6. Ficción y realidad

"El hombre es animal de contrastes. Y el domingo no ofrece ninguno", escribía en El Mundo hace casi cien años. Son frases que dejaba al pasar, como pensamientos en voz alta, como rimas de un freestyler encendido, como tuits ácidos de un oficina hastiado. Roberto Arlt no vivía para la literatura, vivía en la literatura. Su opinión, su mirada, su perspectiva siempre se cuela. A diferencia de autores que construyen mundos lo más alejados posibles de sí mismos, la obra de Arlt puede ser leída como una delirante autobiografía. Es que eso es lo que comienza escribiendo: autobiografías. En una, publicada en la revista Don Goyo en 1926, días después de la salida de El juguete rabioso, asegura ser "el primer escritor argentino que a los ocho años de edad ha vendido los cuentos que escribió". 

Roberto Arlt
Roberto Arlt

Sylvia Saítta lo afirma así: "Tanto las autobiografías como las ficciones de autor que Arlt va escribiendo y reescribiendo a lo largo de los años –a las que podrían sumarse sus cartas personales y las entrevistas– construyen una figura de autor y cuentan una vida que busca borrar los límites entre el autor y los personajes ficcionales". En El juguete rabioso, su álter ego Silvio Astier, dice: "En realidad soy un locoide con ciertas mezclas de pillo; pero Rocambole no era menos: asesinaba, yo no asesino". No hay dudas, esa definición le calza perfecto. Ya sea porque es o porque quiere serlo, ficción y realidad son elementos atados con doble nudo por su escritura.

7. Final

Frío. La noche del 26 de julio de 1942 hacía mucho frío. Buenos Aires estaba en pleno invierno y a las seis de la tarde las calles se volvían desérticas. Roberto Arlt tenía 42 años, era joven, muy joven como para morir. Sin embargo, un paro cardíaco lo hizo traspasar el umbral de los vivos. Dolor en el pecho, pérdida del conocimiento, desmayo repentino y a los pocos minutos su cuerpo empezó a ponerse frío, como el que hacía afuera, en la calle. Sus restos fueron incinerados en el Cementerio de la Chacarita y sus cenizas arrojadas en el río Paraná. Hubo una ceremonia de despedida. Fue numeroso el grupo de gente que asistió aquella tarde. El escritor Nicolás Olivari dijo algunas palabras sentidas y el poeta Horacio Rega Molina leyó un poema. Algunos se emocionaron, otros lloraron como si hubiesen perdido a un hermano, la mayoría se quedó mirando el río con la nostalgia que se mira el abismo.

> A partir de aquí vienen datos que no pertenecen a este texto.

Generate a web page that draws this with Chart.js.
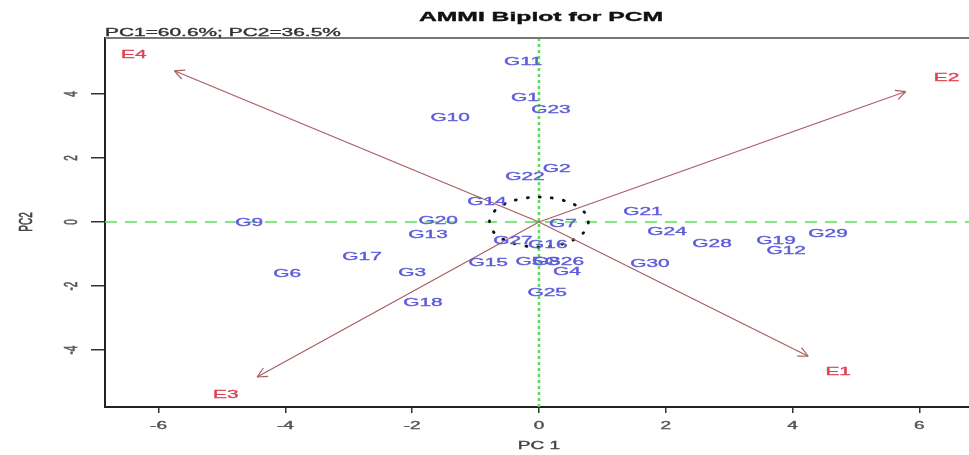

La prensa no se hizo mucho eco aquel día. El diario El Mundo, donde escribía sus columnas, publicó la última: Un paisaje en las nubes. Sus lectores, los más sensibles, habrán llorado al leerla. Sin embargo, los medios estaban más preocupados con otro asunto: el desagravio a Borges, por entonces relegado del Premio Nacional de Literatura. Arlt fue respetado y admirado en su época, pero también odiado y ninguneado. Lo acusaban de ser un mal escritor, de hablar de bajezas, de tener prosa tosca, de carecer de una voz relevante. El tiempo le dio la razón. Hoy Arlt está a la altura de los grandes narradores de la historia argentina y latinoamericana. "Roberto Arlt quería ser feliz, y no pudo. Tuvo que conformarse con ser un genio", escribió Abelardo Castillo en Las palabras y los días. Un genio que, tarde o temprano, todos terminarán reconociendo.